Dec
13

news A dark side of the iPhone development

Filed under: Articles by Ivan Galic | 8:47 pm | Comments (0)

ArticleImagine you have a design for an iPhone game and have decided to find a contract developer to create it for you. You want top quality and price is secondary. For this reason, you select a company which has developed dozens of applications and seems trustworthy; they’re expensive but you believe in your idea and decide to take the chance. You agree on the terms, sign the contract and development begins.

As you start receiving the builds, everything seems to be working out well; the quality is good and it’s moving in the direction you’ve envisioned. There’s only one small thing: the communication with the company and their responses seem to be oddly slow. You’ve asked them to change the color of a label from white to yellow and it took them 3 days to incorporate the change. Every question you ask seems to go through a committee before getting answered. Somewhere near the end of the project, you come up with a great idea you want implemented and even though it’s very simple, their price for the change is disproportionately high. Yet little by little, the project comes to a finish and you walk away happy with the game in your hands.

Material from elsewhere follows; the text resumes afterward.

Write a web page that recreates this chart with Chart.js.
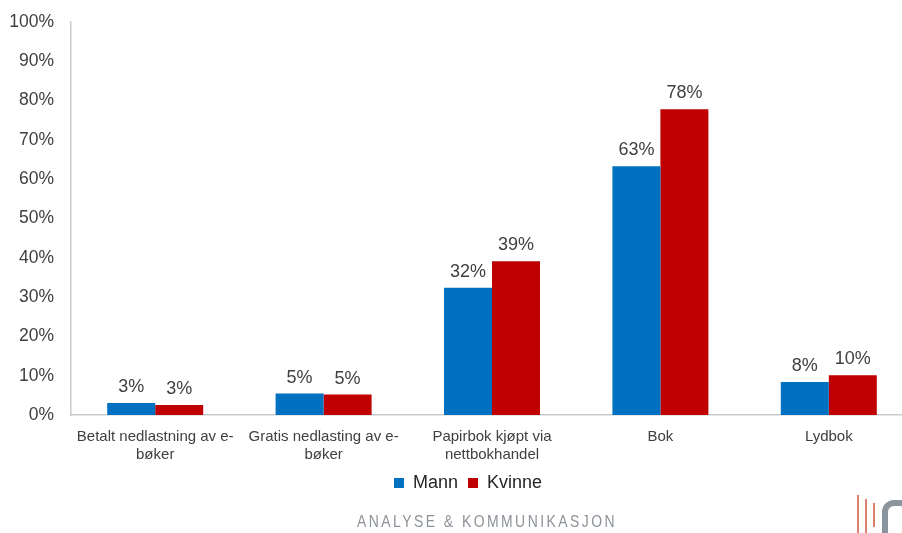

The above story is a true one and although it may not sound too strange, there’s quite a lot behind it. The original client had hired a US-based company (let’s call it Company A) with an extensive portfolio and years of experience to create the game. They have then hired an India-based outsourcing company (let’s call it Company B), also with years of experience and dozens of completed projects, to work on the game. Their price was considerably lower than what Company A had charged the client, so Company A was able to keep a decent profit off the project. The story doesn’t end here however, as Company B didn’t have enough developers and has hired us (Company C) to develop the project. Our price was lower than theirs, so they also managed to turn a bit of the profit off the project.

The original client is completely oblivious to all this and still believes that the game is being developed by Company A.

The reason for the slow communication with the client was the fact that all three companies were in different time zones and because e-mail forwarding from client to us and back wasn’t automatic and sometimes it would take a couple of days for someone at Company A or Company B to do it. That is also the reason some very simple changes took so long.

The prices for additional features by the client were unreasonably high because they would start with our request and then both Company B and Company A would add a certain sum to it to increase their profit.

You may wonder what is so dark about this; it’s simple trading where you buy something cheap and sell it at a higher price. Well, not quite. There are several problems here the way I see it:

  • The original client believed the game was developed by Company A
  • The quality of the service has been considerably lower than it would have been had the client been able to communicate with the developer directly
  • The price has been unnecessarily high (I’m not talking 10-20% higher; it was about 5-6 times higher than what we charged for the actual development)

From the perspective of all three ‘development’ companies, there’s nothing to complain about; each turned a profit and moved on. Yet I’d bet you wouldn’t want to be the original client in this case.

Finding trustworthy and reliable developers is difficult and unfortunately, it sometimes takes a few failed projects, wasted money and time. There’s probably no magical formula and it’s always possible to make a mistake; I just wanted to make you aware of cases like this because in the long run, nobody truly benefits that way.